One opponent of jury nullification was former judge and unsuccessful Supreme Court nominee Robert Bork. In an essay, he wrote that jury nullification is a "pernicious practice".

Some have argued that it is not sufficient to instruct jurors that they may judge the law if legal arguments are not made to them, that such incomplete information may indeed do more harm than good, and that we must return to the standard of due process represented by the Stettinius and Fenwick cases. Some alleged costs of jury nullification include inconsistent verdicts and discouraging of guilty pleas.

There is some question as to whether jury nullification should be disallowed in cases where there is an identifiable crime victim.
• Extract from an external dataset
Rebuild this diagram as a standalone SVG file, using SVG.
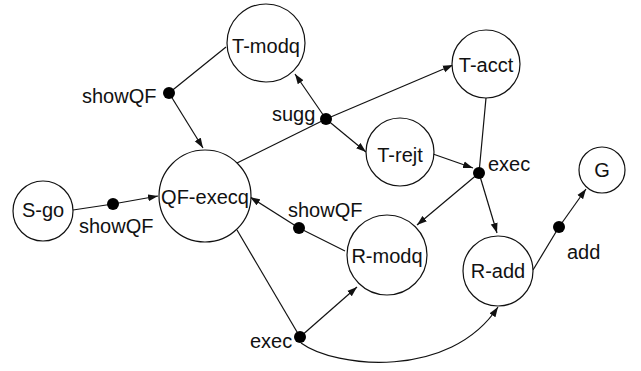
<svg xmlns="http://www.w3.org/2000/svg" width="641" height="371" viewBox="0 0 641 371">
<style>
.node circle{fill:#fff;stroke:#111;stroke-width:1.2}
text{font-family:"Liberation Sans",Arial,sans-serif;font-size:20px;fill:#111}
.node text{text-anchor:middle}
.edge{fill:none;stroke:#111;stroke-width:1.2}
.arr{marker-end:url(#ah)}
.dot{fill:#000}
</style>
<defs>
<marker id="ah" viewBox="0 0 10 8" refX="10" refY="4" markerWidth="10" markerHeight="8" markerUnits="userSpaceOnUse" orient="auto">
<path d="M0,0.5 L10,4 L0,7.5 Z" fill="#111"/>
</marker>
</defs>
<rect width="641" height="371" fill="#fff"/>
<g id="connectors">
<line class="edge" x1="226" y1="47" x2="169" y2="93"/>
<line class="edge arr" x1="169" y1="93" x2="203" y2="148"/>
<line class="edge" x1="73" y1="210" x2="113" y2="204"/>
<line class="edge arr" x1="113" y1="204" x2="158" y2="196"/>
<line class="edge" x1="237" y1="163" x2="326" y2="119"/>
<line class="edge arr" x1="326" y1="119" x2="295" y2="74"/>
<line class="edge arr" x1="326" y1="119" x2="453" y2="65"/>
<line class="edge arr" x1="326" y1="119" x2="366" y2="152"/>
<line class="edge" x1="486" y1="98" x2="479" y2="173"/>
<line class="edge arr" x1="433" y1="154" x2="473" y2="168"/>
<line class="edge arr" x1="479" y1="173" x2="417" y2="225"/>
<line class="edge arr" x1="479" y1="173" x2="497" y2="233"/>
<line class="edge" x1="345" y1="251" x2="299" y2="228"/>
<line class="edge arr" x1="299" y1="228" x2="250" y2="197"/>
<line class="edge" x1="237" y1="230" x2="300" y2="337"/>
<line class="edge arr" x1="300" y1="337" x2="357" y2="287"/>
<path class="edge arr" d="M301,343 C335,368 450,380 498,307"/>
<line class="edge" x1="533" y1="270" x2="559" y2="227"/>
<line class="edge arr" x1="559" y1="227" x2="586" y2="189"/>
<circle class="dot" cx="169" cy="93" r="6"/>
<circle class="dot" cx="113" cy="204" r="6"/>
<circle class="dot" cx="326" cy="119" r="6"/>
<circle class="dot" cx="479" cy="173" r="6"/>
<circle class="dot" cx="299" cy="228" r="6"/>
<circle class="dot" cx="300" cy="337" r="6"/>
<circle class="dot" cx="559" cy="227" r="6"/>
<text x="82" y="103">showQF</text>
<text x="272" y="121">sugg</text>
<text x="488" y="171">exec</text>
<text x="79" y="233">showQF</text>
<text x="288" y="217">showQF</text>
<text x="250" y="348">exec</text>
<text x="567" y="259">add</text>
</g>
<g id="T-modq" class="node"><circle cx="266" cy="43" r="39"/><text x="266" y="53">T-modq</text></g>
<g id="T-acct" class="node"><circle cx="486" cy="64" r="34"/><text x="486" y="72">T-acct</text></g>
<g id="T-rejt" class="node"><circle cx="400" cy="152" r="34"/><text x="400" y="162">T-rejt</text></g>
<g id="G" class="node"><circle cx="602" cy="170" r="23"/><text x="602" y="177">G</text></g>
<g id="S-go" class="node"><circle cx="43" cy="211" r="30"/><text x="43" y="217">S-go</text></g>
<g id="QF-execq" class="node"><circle cx="205" cy="196" r="46"/><text x="205" y="204">QF-execq</text></g>
<g id="R-modq" class="node"><circle cx="387" cy="255" r="40"/><text x="387" y="263">R-modq</text></g>
<g id="R-add" class="node"><circle cx="498" cy="271" r="35"/><text x="498" y="278">R-add</text></g>
</svg>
Jury nullification has more support among legal academics than judges.

Jury nullification has also been criticized for having resulted in the acquittal of whites who victimized blacks in the Deep South. David L. Bazelon argued, "One often-cited abuse of the nullification power is the acquittal by bigoted juries of whites who commit crimes (lynching, for example) against blacks. That repellent practice cannot be directly arrested without jeopardizing important constitutional protections-the double jeopardy bar and the jury's power of nullification. But the revulsion and sense of shame fostered by that practice fueled the civil rights movement, which in turn made possible the enactment of major civil rights legislation. That same movement spurred on the revitalization of the equal protection clause and, in particular, the recognition of the right to be tried before a jury selected without bias. The lessons we learned from these abuses helped to create a climate in which such abuses could not so easily thrive." However, Julian Heicklen disputed this: "The problem with the all-white juries that refused to convict whites that committed crimes against blacks was not in jury nullification, but in jury selection. The jury was not representative of the community and would not provide a fair and impartial trial."

Leipold points out that to argue that nullification prevents unfair prosecutions is to argue that it is unfair to convict a defendant when a representative legislature has passed a statute making a certain behavior a crime, the evidence shows beyond a reasonable doubt that the defendant engaged in that behavior, and the accused has no defense to the charge.